*Problem description*: In your copy, leave out the pictures; write out all the data exactly.

####

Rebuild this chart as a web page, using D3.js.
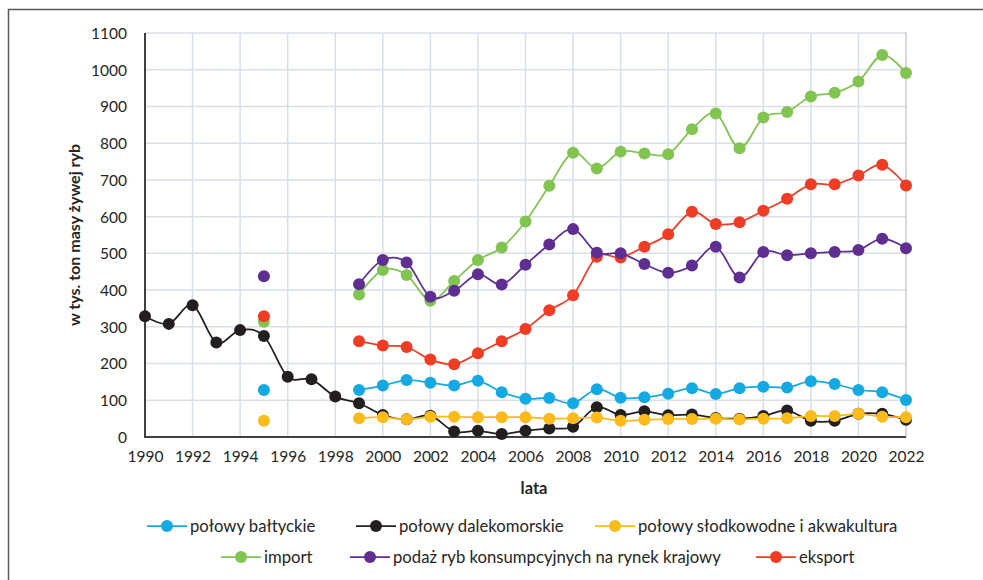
<!DOCTYPE html>
<html>
<head>
<meta charset="utf-8">
<script src="https://cdn.jsdelivr.net/npm/d3@7"></script>
<style>
  body { margin: 0; background: #fff; }
  svg { display: block; font-family: Lato, "Open Sans", sans-serif; }
</style>
</head>
<body>
<div id="chart"></div>
<script>
// --- data (w tys. ton masy żywej ryb) ---
const years = [1990,1991,1992,1993,1994,1995,1996,1997,1998,1999,2000,2001,2002,2003,2004,2005,2006,2007,2008,2009,2010,2011,2012,2013,2014,2015,2016,2017,2018,2019,2020,2021,2022];

const baltyckie = [null,null,null,null,null,128,null,null,null,128,140,155,148,140,153,122,104,106,92,130,107,108,118,133,117,133,137,135,152,144,128,122,101];
const dalekomorskie = [329,308,359,257,291,275,164,157,110,92,60,48,58,15,17,8,17,23,28,81,60,70,59,61,52,50,57,72,44,44,63,63,47];
const slodkowodne = [null,null,null,null,null,44,null,null,null,51,54,48,55,55,54,54,54,50,51,53,44,47,49,49,50,48,50,51,57,57,63,55,54];
const importRyb = [null,null,null,null,null,314,null,null,null,388,455,441,371,425,482,516,587,684,774,731,777,772,770,838,881,786,870,885,927,937,968,1040,991];
const podaz = [null,null,null,null,null,438,null,null,null,416,482,475,382,398,443,415,469,524,566,502,500,471,447,467,518,434,504,495,500,504,509,540,514];
const eksport = [null,null,null,null,null,329,null,null,null,261,249,245,211,198,228,261,294,345,386,491,489,518,552,613,580,585,616,649,688,688,712,741,685];

const yTicks = [0,100,200,300,400,500,600,700,800,900,1000,1100];
const xTicks = [1990,1992,1994,1996,1998,2000,2002,2004,2006,2008,2010,2012,2014,2016,2018,2020,2022];

const series = [
  {name: "połowy bałtyckie", values: baltyckie, color: "#14a9e1"},
  {name: "połowy dalekomorskie", values: dalekomorskie, color: "#231f20"},
  {name: "połowy słodkowodne i akwakultura", values: slodkowodne, color: "#fbbb1b"},
  {name: "import", values: importRyb, color: "#82c452"},
  {name: "podaż ryb konsumpcyjnych na rynek krajowy", values: podaz, color: "#5e2f90"},
  {name: "eksport", values: eksport, color: "#ee3d24"}
];
// draw order seen in the picture (purple over red over green, yellow over black)
const drawOrder = [0, 1, 2, 3, 5, 4];

const W = 983, H = 580;
const m = {left: 145, right: 906, top: 33, bottom: 437};

const svg = d3.select("#chart").append("svg")
  .attr("width", W)
  .attr("height", H);

// outer frame (cut by the window on the right and bottom)
svg.append("path")
  .attr("d", `M8.5,${H + 5} V9.5 H${W + 5}`)
  .attr("fill", "none")
  .attr("stroke", "#595959")
  .attr("stroke-width", 1.5);

const x = d3.scaleLinear().domain([1990, 2022]).range([m.left, m.right]);
const y = d3.scaleLinear().domain([0, 1100]).range([m.bottom, m.top]);

// grid
svg.append("g").selectAll("line.h")
  .data(yTicks.filter(d => d > 0))
  .enter().append("line")
  .attr("x1", m.left).attr("x2", m.right)
  .attr("y1", d => y(d)).attr("y2", d => y(d))
  .attr("stroke", "#d9dfe7").attr("stroke-width", 1.5);

svg.append("g").selectAll("line.v")
  .data(xTicks.filter(d => d > 1990 && d < 2022))
  .enter().append("line")
  .attr("x1", d => x(d)).attr("x2", d => x(d))
  .attr("y1", m.top).attr("y2", m.bottom)
  .attr("stroke", "#d9dfe7").attr("stroke-width", 1.5);

// right border of plot
svg.append("line")
  .attr("x1", m.right).attr("x2", m.right)
  .attr("y1", m.top - 0.75).attr("y2", m.bottom)
  .attr("stroke", "#cbcbcb").attr("stroke-width", 1.5);

// axes
const yAxis = svg.append("g")
  .attr("transform", `translate(${m.left - 18},0)`)
  .call(d3.axisLeft(y).tickValues(yTicks).tickFormat(d3.format("d")).tickSize(0).tickPadding(0));
yAxis.select(".domain").remove();

const xAxis = svg.append("g")
  .attr("transform", `translate(0,${m.bottom + 14})`)
  .call(d3.axisBottom(x).tickValues(xTicks).tickFormat(d3.format("d")).tickSize(0).tickPadding(0));
xAxis.select(".domain").remove();

svg.selectAll(".tick text")
  .attr("font-family", "Lato, sans-serif")
  .attr("font-size", 15.5)
  .attr("fill", "#262626");
yAxis.selectAll(".tick text").attr("dy", "0.35em");
xAxis.selectAll(".tick text").attr("dy", "0.71em");

svg.append("line")
  .attr("x1", m.left).attr("x2", m.left)
  .attr("y1", m.top).attr("y2", m.bottom + 1)
  .attr("stroke", "#404040").attr("stroke-width", 2);
svg.append("line")
  .attr("x1", m.left - 1).attr("x2", m.right)
  .attr("y1", m.bottom).attr("y2", m.bottom)
  .attr("stroke", "#404040").attr("stroke-width", 2);

// axis titles
svg.append("text")
  .attr("transform", `translate(80,${(m.top + m.bottom) / 2}) rotate(-90)`)
  .attr("text-anchor", "middle")
  .attr("font-weight", "bold")
  .attr("font-size", 16)
  .attr("fill", "#262626")
  .text("w tys. ton masy żywej ryb");

svg.append("text")
  .attr("x", 534)
  .attr("y", 494)
  .attr("text-anchor", "middle")
  .attr("font-weight", "bold")
  .attr("font-size", 16.5)
  .attr("fill", "#262626")
  .text("lata");

// lines + markers
const line = d3.line()
  .defined(d => d.v != null)
  .x(d => x(d.year))
  .y(d => y(d.v))
  .curve(d3.curveCatmullRom.alpha(0));

drawOrder.forEach(i => {
  const s = series[i];
  const pts = years.map((yr, k) => ({year: yr, v: s.values[k]}));
  const g = svg.append("g");
  g.append("path")
    .datum(pts)
    .attr("d", line)
    .attr("fill", "none")
    .attr("stroke", s.color)
    .attr("stroke-width", 1.75);
  g.selectAll("circle")
    .data(pts.filter(d => d.v != null))
    .enter().append("circle")
    .attr("cx", d => x(d.year))
    .attr("cy", d => y(d.v))
    .attr("r", 6)
    .attr("fill", s.color);
});

// legend (two rows, Excel style)
const legendPos = [
  {x: 147, y: 526}, {x: 356, y: 526}, {x: 595, y: 526},
  {x: 221, y: 557}, {x: 350, y: 557}, {x: 756, y: 557}
];
const leg = svg.append("g").selectAll("g")
  .data(series)
  .enter().append("g")
  .attr("transform", (d, i) => `translate(${legendPos[i].x},${legendPos[i].y})`);
leg.append("line")
  .attr("x1", 0).attr("x2", 40)
  .attr("stroke", d => d.color).attr("stroke-width", 1.75);
leg.append("circle")
  .attr("cx", 20).attr("r", 6)
  .attr("fill", d => d.color);
leg.append("text")
  .attr("x", 43)
  .attr("dy", "0.35em")
  .attr("font-size", 16.7)
  .attr("fill", "#262626")
  .text(d => d.name);
</script>
</body>
</html>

####

*Full answer*:
Rebuild this chart as a web page, using D3.js.
<!DOCTYPE html>
<html>
<head>
<meta charset="utf-8">
<script src="https://cdn.jsdelivr.net/npm/d3@7"></script>
<style>
  body { margin: 0; background: #fff; }
  svg { display: block; font-family: Lato, "Open Sans", sans-serif; }
</style>
</head>
<body>
<div id="chart"></div>
<script>
// --- data (w tys. ton masy żywej ryb) ---
const years = [1990,1991,1992,1993,1994,1995,1996,1997,1998,1999,2000,2001,2002,2003,2004,2005,2006,2007,2008,2009,2010,2011,2012,2013,2014,2015,2016,2017,2018,2019,2020,2021,2022];

const baltyckie = [null,null,null,null,null,128,null,null,null,128,140,155,148,140,153,122,104,106,92,130,107,108,118,133,117,133,137,135,152,144,128,122,101];
const dalekomorskie = [329,308,359,257,291,275,164,157,110,92,60,48,58,15,17,8,17,23,28,81,60,70,59,61,52,50,57,72,44,44,63,63,47];
const slodkowodne = [null,null,null,null,null,44,null,null,null,51,54,48,55,55,54,54,54,50,51,53,44,47,49,49,50,48,50,51,57,57,63,55,54];
const importRyb = [null,null,null,null,null,314,null,null,null,388,455,441,371,425,482,516,587,684,774,731,777,772,770,838,881,786,870,885,927,937,968,1040,991];
const podaz = [null,null,null,null,null,438,null,null,null,416,482,475,382,398,443,415,469,524,566,502,500,471,447,467,518,434,504,495,500,504,509,540,514];
const eksport = [null,null,null,null,null,329,null,null,null,261,249,245,211,198,228,261,294,345,386,491,489,518,552,613,580,585,616,649,688,688,712,741,685];

const yTicks = [0,100,200,300,400,500,600,700,800,900,1000,1100];
const xTicks = [1990,1992,1994,1996,1998,2000,2002,2004,2006,2008,2010,2012,2014,2016,2018,2020,2022];

const series = [
  {name: "połowy bałtyckie", values: baltyckie, color: "#14a9e1"},
  {name: "połowy dalekomorskie", values: dalekomorskie, color: "#231f20"},
  {name: "połowy słodkowodne i akwakultura", values: slodkowodne, color: "#fbbb1b"},
  {name: "import", values: importRyb, color: "#82c452"},
  {name: "podaż ryb konsumpcyjnych na rynek krajowy", values: podaz, color: "#5e2f90"},
  {name: "eksport", values: eksport, color: "#ee3d24"}
];
// draw order seen in the picture (purple over red over green, yellow over black)
const drawOrder = [0, 1, 2, 3, 5, 4];

const W = 983, H = 580;
const m = {left: 145, right: 906, top: 33, bottom: 437};

const svg = d3.select("#chart").append("svg")
  .attr("width", W)
  .attr("height", H);

// outer frame (cut by the window on the right and bottom)
svg.append("path")
  .attr("d", `M8.5,${H + 5} V9.5 H${W + 5}`)
  .attr("fill", "none")
  .attr("stroke", "#595959")
  .attr("stroke-width", 1.5);

const x = d3.scaleLinear().domain([1990, 2022]).range([m.left, m.right]);
const y = d3.scaleLinear().domain([0, 1100]).range([m.bottom, m.top]);

// grid
svg.append("g").selectAll("line.h")
  .data(yTicks.filter(d => d > 0))
  .enter().append("line")
  .attr("x1", m.left).attr("x2", m.right)
  .attr("y1", d => y(d)).attr("y2", d => y(d))
  .attr("stroke", "#d9dfe7").attr("stroke-width", 1.5);

svg.append("g").selectAll("line.v")
  .data(xTicks.filter(d => d > 1990 && d < 2022))
  .enter().append("line")
  .attr("x1", d => x(d)).attr("x2", d => x(d))
  .attr("y1", m.top).attr("y2", m.bottom)
  .attr("stroke", "#d9dfe7").attr("stroke-width", 1.5);

// right border of plot
svg.append("line")
  .attr("x1", m.right).attr("x2", m.right)
  .attr("y1", m.top - 0.75).attr("y2", m.bottom)
  .attr("stroke", "#cbcbcb").attr("stroke-width", 1.5);

// axes
const yAxis = svg.append("g")
  .attr("transform", `translate(${m.left - 18},0)`)
  .call(d3.axisLeft(y).tickValues(yTicks).tickFormat(d3.format("d")).tickSize(0).tickPadding(0));
yAxis.select(".domain").remove();

const xAxis = svg.append("g")
  .attr("transform", `translate(0,${m.bottom + 14})`)
  .call(d3.axisBottom(x).tickValues(xTicks).tickFormat(d3.format("d")).tickSize(0).tickPadding(0));
xAxis.select(".domain").remove();

svg.selectAll(".tick text")
  .attr("font-family", "Lato, sans-serif")
  .attr("font-size", 15.5)
  .attr("fill", "#262626");
yAxis.selectAll(".tick text").attr("dy", "0.35em");
xAxis.selectAll(".tick text").attr("dy", "0.71em");

svg.append("line")
  .attr("x1", m.left).attr("x2", m.left)
  .attr("y1", m.top).attr("y2", m.bottom + 1)
  .attr("stroke", "#404040").attr("stroke-width", 2);
svg.append("line")
  .attr("x1", m.left - 1).attr("x2", m.right)
  .attr("y1", m.bottom).attr("y2", m.bottom)
  .attr("stroke", "#404040").attr("stroke-width", 2);

// axis titles
svg.append("text")
  .attr("transform", `translate(80,${(m.top + m.bottom) / 2}) rotate(-90)`)
  .attr("text-anchor", "middle")
  .attr("font-weight", "bold")
  .attr("font-size", 16)
  .attr("fill", "#262626")
  .text("w tys. ton masy żywej ryb");

svg.append("text")
  .attr("x", 534)
  .attr("y", 494)
  .attr("text-anchor", "middle")
  .attr("font-weight", "bold")
  .attr("font-size", 16.5)
  .attr("fill", "#262626")
  .text("lata");

// lines + markers
const line = d3.line()
  .defined(d => d.v != null)
  .x(d => x(d.year))
  .y(d => y(d.v))
  .curve(d3.curveCatmullRom.alpha(0));

drawOrder.forEach(i => {
  const s = series[i];
  const pts = years.map((yr, k) => ({year: yr, v: s.values[k]}));
  const g = svg.append("g");
  g.append("path")
    .datum(pts)
    .attr("d", line)
    .attr("fill", "none")
    .attr("stroke", s.color)
    .attr("stroke-width", 1.75);
  g.selectAll("circle")
    .data(pts.filter(d => d.v != null))
    .enter().append("circle")
    .attr("cx", d => x(d.year))
    .attr("cy", d => y(d.v))
    .attr("r", 6)
    .attr("fill", s.color);
});

// legend (two rows, Excel style)
const legendPos = [
  {x: 147, y: 526}, {x: 356, y: 526}, {x: 595, y: 526},
  {x: 221, y: 557}, {x: 350, y: 557}, {x: 756, y: 557}
];
const leg = svg.append("g").selectAll("g")
  .data(series)
  .enter().append("g")
  .attr("transform", (d, i) => `translate(${legendPos[i].x},${legendPos[i].y})`);
leg.append("line")
  .attr("x1", 0).attr("x2", 40)
  .attr("stroke", d => d.color).attr("stroke-width", 1.75);
leg.append("circle")
  .attr("cx", 20).attr("r", 6)
  .attr("fill", d => d.color);
leg.append("text")
  .attr("x", 43)
  .attr("dy", "0.35em")
  .attr("font-size", 16.7)
  .attr("fill", "#262626")
  .text(d => d.name);
</script>
</body>
</html>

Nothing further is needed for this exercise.